La reprise de mars à l’été était téléphonée : États et banques centrales avaient fait ce qu’il fallait. La suite de la hausse à l’automne était portée par les bons résultats des entreprises et de l’économie : restockage, prime à la casse automobile, soutien au crédit et à l’immobilier. La faillite de Dubaï et la dégradation des notes de la Grèce et de l’Espagne a montré que tout n’était pas fini. D’où les hésitations des investisseurs à l’approche de la fin d’année.

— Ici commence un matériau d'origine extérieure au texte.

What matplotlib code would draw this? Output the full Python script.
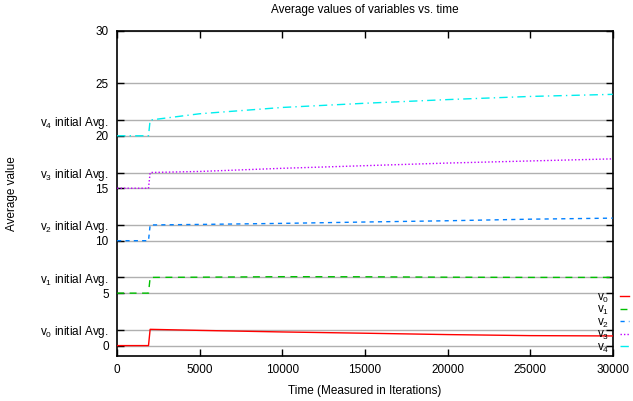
import matplotlib
matplotlib.use("Agg")
import matplotlib.pyplot as plt

plt.rcParams['font.family'] = ['Liberation Sans', 'DejaVu Sans']
plt.rcParams['mathtext.fontset'] = 'custom'
plt.rcParams['mathtext.rm'] = 'Liberation Sans'
plt.rcParams['mathtext.it'] = 'Liberation Sans'

time = [0, 1900, 2000, 5000, 10000, 15000, 20000, 25000, 30000]
v0 = [0, 0, 1.55, 1.45, 1.30, 1.18, 1.05, 0.95, 0.92]
v1 = [5, 5, 6.50, 6.52, 6.57, 6.56, 6.52, 6.50, 6.50]
v2 = [10, 10, 11.50, 11.55, 11.65, 11.78, 11.90, 12.05, 12.15]
v3 = [15, 15, 16.50, 16.60, 16.90, 17.15, 17.40, 17.60, 17.80]
v4 = [20, 20, 21.50, 22.10, 22.70, 23.10, 23.45, 23.75, 23.95]

series_labels = ['v$_0$', 'v$_1$', 'v$_2$', 'v$_3$', 'v$_4$']
colors = ['#ff0000', '#00c000', '#0080ff', '#c000ff', '#00eeee']
styles = ['-', (0, (5, 4)), (0, (3, 3)), (0, (1, 1.5)), (0, (6, 3, 1, 3))]

ytick_vals = [0, 1.5, 5, 6.5, 10, 11.5, 15, 16.5, 20, 21.5, 25, 30]
ytick_labels = ['0', 'v$_0$ initial Avg.', '5', 'v$_1$ initial Avg.', '10',
                'v$_2$ initial Avg.', '15', 'v$_3$ initial Avg.', '20',
                'v$_4$ initial Avg.', '25', '30']
xtick_vals = [0, 5000, 10000, 15000, 20000, 25000, 30000]

fig = plt.figure(figsize=(6.33, 4.01), dpi=100)
ax = fig.add_axes([0.185, 0.112, 0.783, 0.811])

for yv in ytick_vals:
    ax.axhline(yv, color='#b0b0b0', lw=1.0, zorder=1)

for data, lab, c, ls in zip([v0, v1, v2, v3, v4], series_labels, colors, styles):
    ax.plot(time, data, color=c, linestyle=ls, lw=1.0, label=lab, zorder=3)

ax.set_xlim(0, 30000)
ax.set_ylim(-1, 30)
ax.set_yticks(ytick_vals)
ax.set_yticklabels(ytick_labels, fontsize=8.5)
ax.set_xticks(xtick_vals)
ax.set_xticklabels([str(v) for v in xtick_vals], fontsize=8.5)
ax.tick_params(direction='in', length=5, width=1, top=True, right=True, pad=6)
for s in ax.spines.values():
    s.set_linewidth(1.2)

ax.set_title('Average values of variables vs. time', fontsize=8.5, pad=13)
ax.set_xlabel('Time (Measured in Iterations)', fontsize=8.5, labelpad=6)
ax.set_ylabel('Average value', fontsize=8.5, labelpad=16)

leg = ax.legend(loc='upper right', bbox_to_anchor=(1.0, 1 - 288 / 401), bbox_transform=fig.transFigure,
                frameon=False, fontsize=8.5, markerfirst=False, handlelength=0.8,
                handletextpad=0.9, labelspacing=-0.05, borderaxespad=0.0, borderpad=0.3)

fig.savefig('out.png', dpi=100)
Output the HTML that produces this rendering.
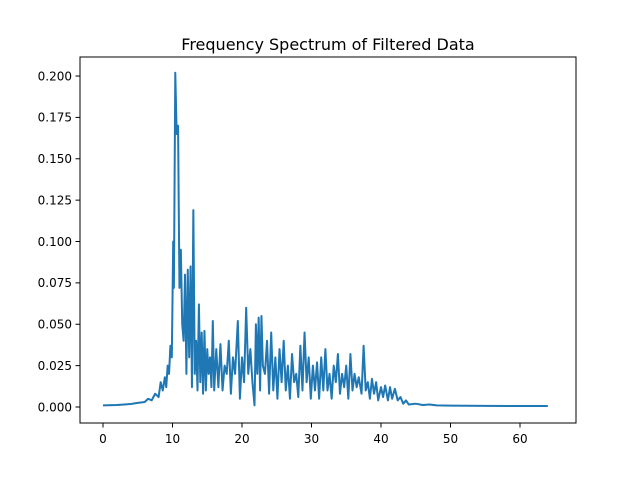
<!DOCTYPE html>
<html><head><meta charset="utf-8"><style>
body{margin:0;background:#fff;}
svg text{font-family:"DejaVu Sans","Liberation Sans",sans-serif;fill:#000;}
</style></head><body>
<svg id="chart" width="640" height="476" xmlns="http://www.w3.org/2000/svg">
<rect width="640" height="476" fill="#fff"/>
<text x="328" y="50" font-size="16" text-anchor="middle">Frequency Spectrum of Filtered Data</text>
<g id="xt"></g><g id="yt"></g>
<polyline id="line" fill="none" stroke="#1f77b4" stroke-width="2" stroke-linejoin="round"/>
<rect x="80" y="57" width="496" height="366" fill="none" stroke="#000" stroke-width="1"/>
</svg>
<script>
const freqs=[0,2,4,5,6,6.5,7,7.5,8,8.3,8.6,8.9,9.1,9.3,9.5,9.7,9.9,10.1,10.2,10.4,10.6,10.8,11.0,11.2,11.4,11.6,11.8,12.0,12.2,12.4,12.6,12.8,13.0,13.2,13.4,13.6,13.8,14.0,14.2,14.4,14.6,14.8,15.0,15.2,15.4,15.6,15.8,16.0,16.3,16.6,16.9,17.2,17.5,17.8,18.1,18.4,18.7,19.0,19.4,19.7,20.0,20.3,20.6,20.9,21.2,21.5,21.8,22.0,22.2,22.4,22.6,22.8,23.0,23.3,23.6,23.9,24.2,24.5,24.8,25.1,25.4,25.7,26.0,26.3,26.6,26.9,27.2,27.5,27.8,28.1,28.4,28.7,29.0,29.3,29.6,29.9,30.2,30.5,30.8,31.1,31.4,31.7,32.0,32.3,32.6,32.9,33.2,33.5,33.8,34.1,34.4,34.7,35.0,35.3,35.6,35.9,36.2,36.5,36.8,37.2,37.5,37.8,38.1,38.4,38.7,39.0,39.3,39.6,40.0,40.3,40.6,41.0,41.3,41.6,42.0,42.4,42.8,43.2,43.6,44,45,46,47,48,50,55,60,64];
const amps=[0.001,0.0012,0.0018,0.0025,0.003,0.005,0.004,0.008,0.006,0.015,0.01,0.018,0.012,0.025,0.02,0.037,0.03,0.1,0.072,0.202,0.165,0.17,0.072,0.095,0.05,0.04,0.08,0.02,0.083,0.03,0.085,0.012,0.119,0.02,0.04,0.01,0.062,0.015,0.045,0.008,0.046,0.01,0.035,0.02,0.03,0.012,0.052,0.01,0.035,0.012,0.038,0.01,0.025,0.02,0.04,0.008,0.03,0.02,0.052,0.005,0.03,0.015,0.06,0.02,0.035,0.015,0.001,0.05,0.02,0.054,0.01,0.055,0.025,0.02,0.04,0.008,0.045,0.01,0.03,0.005,0.035,0.015,0.04,0.01,0.025,0.005,0.032,0.015,0.02,0.006,0.037,0.01,0.045,0.015,0.03,0.005,0.025,0.01,0.027,0.005,0.03,0.01,0.035,0.01,0.02,0.005,0.025,0.015,0.032,0.008,0.02,0.012,0.025,0.005,0.032,0.01,0.02,0.012,0.018,0.008,0.037,0.01,0.015,0.005,0.017,0.008,0.015,0.004,0.012,0.006,0.013,0.004,0.012,0.005,0.011,0.004,0.006,0.002,0.004,0.0015,0.002,0.0012,0.0015,0.001,0.0008,0.0007,0.0006,0.0006];
const xTicks=[0,10,20,30,40,50,60];
const yTicks=[0,0.025,0.05,0.075,0.1,0.125,0.15,0.175,0.2];
const L=80,R=576,T=57,B=423;
const xmin=-3.31,xmax=68.06,ymin=-0.00967,ymax=0.2115;
const sx=v=>L+(v-xmin)/(xmax-xmin)*(R-L);
const sy=v=>B-(v-ymin)/(ymax-ymin)*(B-T);
const NS="http://www.w3.org/2000/svg";
const line=document.getElementById('line');
line.setAttribute('points',freqs.map((f,i)=>sx(f).toFixed(2)+','+sy(amps[i]).toFixed(2)).join(' '));
const xt=document.getElementById('xt'),yt=document.getElementById('yt');
xTicks.forEach(v=>{
 const l=document.createElementNS(NS,'line');
 
 
 l.setAttribute('x1',sx(v));l.setAttribute('x2',sx(v));l.setAttribute('y1',B);l.setAttribute('y2',B+4.5);l.setAttribute('stroke','#000');l.setAttribute('stroke-width','1');
 xt.appendChild(l);
 const t=document.createElementNS(NS,'text');
 
 
 t.setAttribute('x',sx(v));t.setAttribute('y',B+20);t.setAttribute('font-size','12');t.setAttribute('text-anchor','middle');
 t.textContent=v;xt.appendChild(t);
});
yTicks.forEach(v=>{
 const l=document.createElementNS(NS,'line');
 
 
 l.setAttribute('x1',L-4.5);l.setAttribute('x2',L);l.setAttribute('y1',sy(v));l.setAttribute('y2',sy(v));l.setAttribute('stroke','#000');l.setAttribute('stroke-width','1');
 yt.appendChild(l);
 const t=document.createElementNS(NS,'text');
 
 
 t.setAttribute('x',L-8);t.setAttribute('y',sy(v)+4.3);t.setAttribute('font-size','12');t.setAttribute('text-anchor','end');
 t.textContent=v.toFixed(3);yt.appendChild(t);
});
</script>
</body></html>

Pour y voir clair, prenons du recul. Le choc des subprimes 2007 venait après le choc des attentats 2001 et le choc des technologiques 2000. Jamais les indices n’ont retrouvé leurs plus haut depuis 10 ans. Nous sommes en marché baissier, conjonction des cycles des affaires sur 3 ans (2000, 2003, 2007), du cycle de l’investissement et de la dette sur 8 à 10 ans (1999, 2008) et du grand cycle Kondratiev poussé par l’innovation d’environ 60 ans, commencé du fait de la guerre en 1945. Le problème du Kondratiev est qu’il est très long et que les transitions prennent du temps. L’ancien cycle né entre 1929 et 1945 était fondé sur l’énergie bon marché, le crédit facile, et quelques innovations technologiques (radar, fusées, informatique) – mais la restriction du monde en deux (URSS) ou trois blocs (si l’on inclut le tiers-monde).
Le nouveau cycle qui naît sera fondé sur les technologies de l’information et de la communication, sur les biotechnologies, la mondialisation complète et la préoccupation pour les ressources durables. Pour amorcer ce nouveau cycle l’innovation ne suffit pas, il faut aussi les capitaux. Les consommateurs sont prêts à entrer dans ce nouveau capitalisme du service, économe en ressources et orienté vers la relation durable. Mais les entreprises doivent se réorienter (et trouver un nouveau management), se désendetter, trouver les fonds propres à développer ce nouveau paradigme. Certaines l’ont, qui créent de la valeur ; d’autres non, qui subissent le poids de leur dette accumulée (ex. Thomson).
Dans un monde keynésien, les États ont leur rôle à jouer. Sauf quand ils sont étranglés par leurs gabegies passées. La France est dans ce cas avec une dette déjà forte à l’entrée dans la crise, des prélèvements obligatoires, une TVA, un taux de fonctionnaires par habitant et un chômage parmi les plus élevés d’Europe. Le « modèle » social français dépense plus qu’il ne fait rentrer depuis 1974. L’État n’a donc presqu’aucune marge de manœuvre pour encourager l’innovation, la recherche, l’éducation, ni pour aider les entreprises à se réorienter. Les entreprises française ont à se débrouiller toutes seules, d’où délocalisations, fermetures d’usines non rentables, cessation d’activités, rapprochement avec les entreprises asiatiques, investissements sur les marchés émergents où sont les clients, etc.
Car les bénéfices attendus pour l’an prochain sont ailleurs.
- Pas en zone euro où la devise est trop forte pour exporter, alors que le cours de l’énergie augmente pour compenser la perte des pays producteurs due à la baisse du dollar.
- Pas en France où le chômage atteint 9.5% « au sens du BIT », ce qui signifie qu’il est nettement plus élevé, car le Bureau international du travail exige d’être en âge de travailler, de ne pas avoir travaillé même une heure et d’être disponible de suite. Tous les arrêts maladies, stages de reconversion ou emplois précaires ne sont pas comptabilisés. Sans parler de ceux qui ne s’inscrivent même pas, ni ceux qui se trouvent hors système (SDF, sans papiers, travail au noir).
- Pas au Japon où le chômage est plus faible mais le travail précaire trop courant et les retraites basses.
- Pas même aux États-Unis où le taux de chômage officiel est à 10%, montant vers 17% si l’on inclut les travailleurs pour quelques heures et les exclus du système.
Le soutien de la hausse boursière actuelle ne vient pas de l’économie. Les gérants restent donc très long terme (Warren Buffet) ou cantonnés au day-trading. Les soi-disant « gérants » des banques se contentent de placements indiciels (tout en prélevant leurs frais au passage).
Le CAC40 vise les 4000, voire 4300 jusqu’en mars ou avril ; le S&P500 irait bien friser 1200, voire 1250. La saisonnalité de novembre à mai est plutôt favorable mais les investisseurs sont inquiets d’assurer leurs performances à fin décembre, de mesurer les ventes de Noël et les bénéfices des sociétés (publiés en février), tout comme d’intégrer les prévisions des économistes et les votes des budgets d’État pour 2010.
Il faut donc accompagner le mouvement, tout en gardant à l’esprit que nous sommes en marché baissier.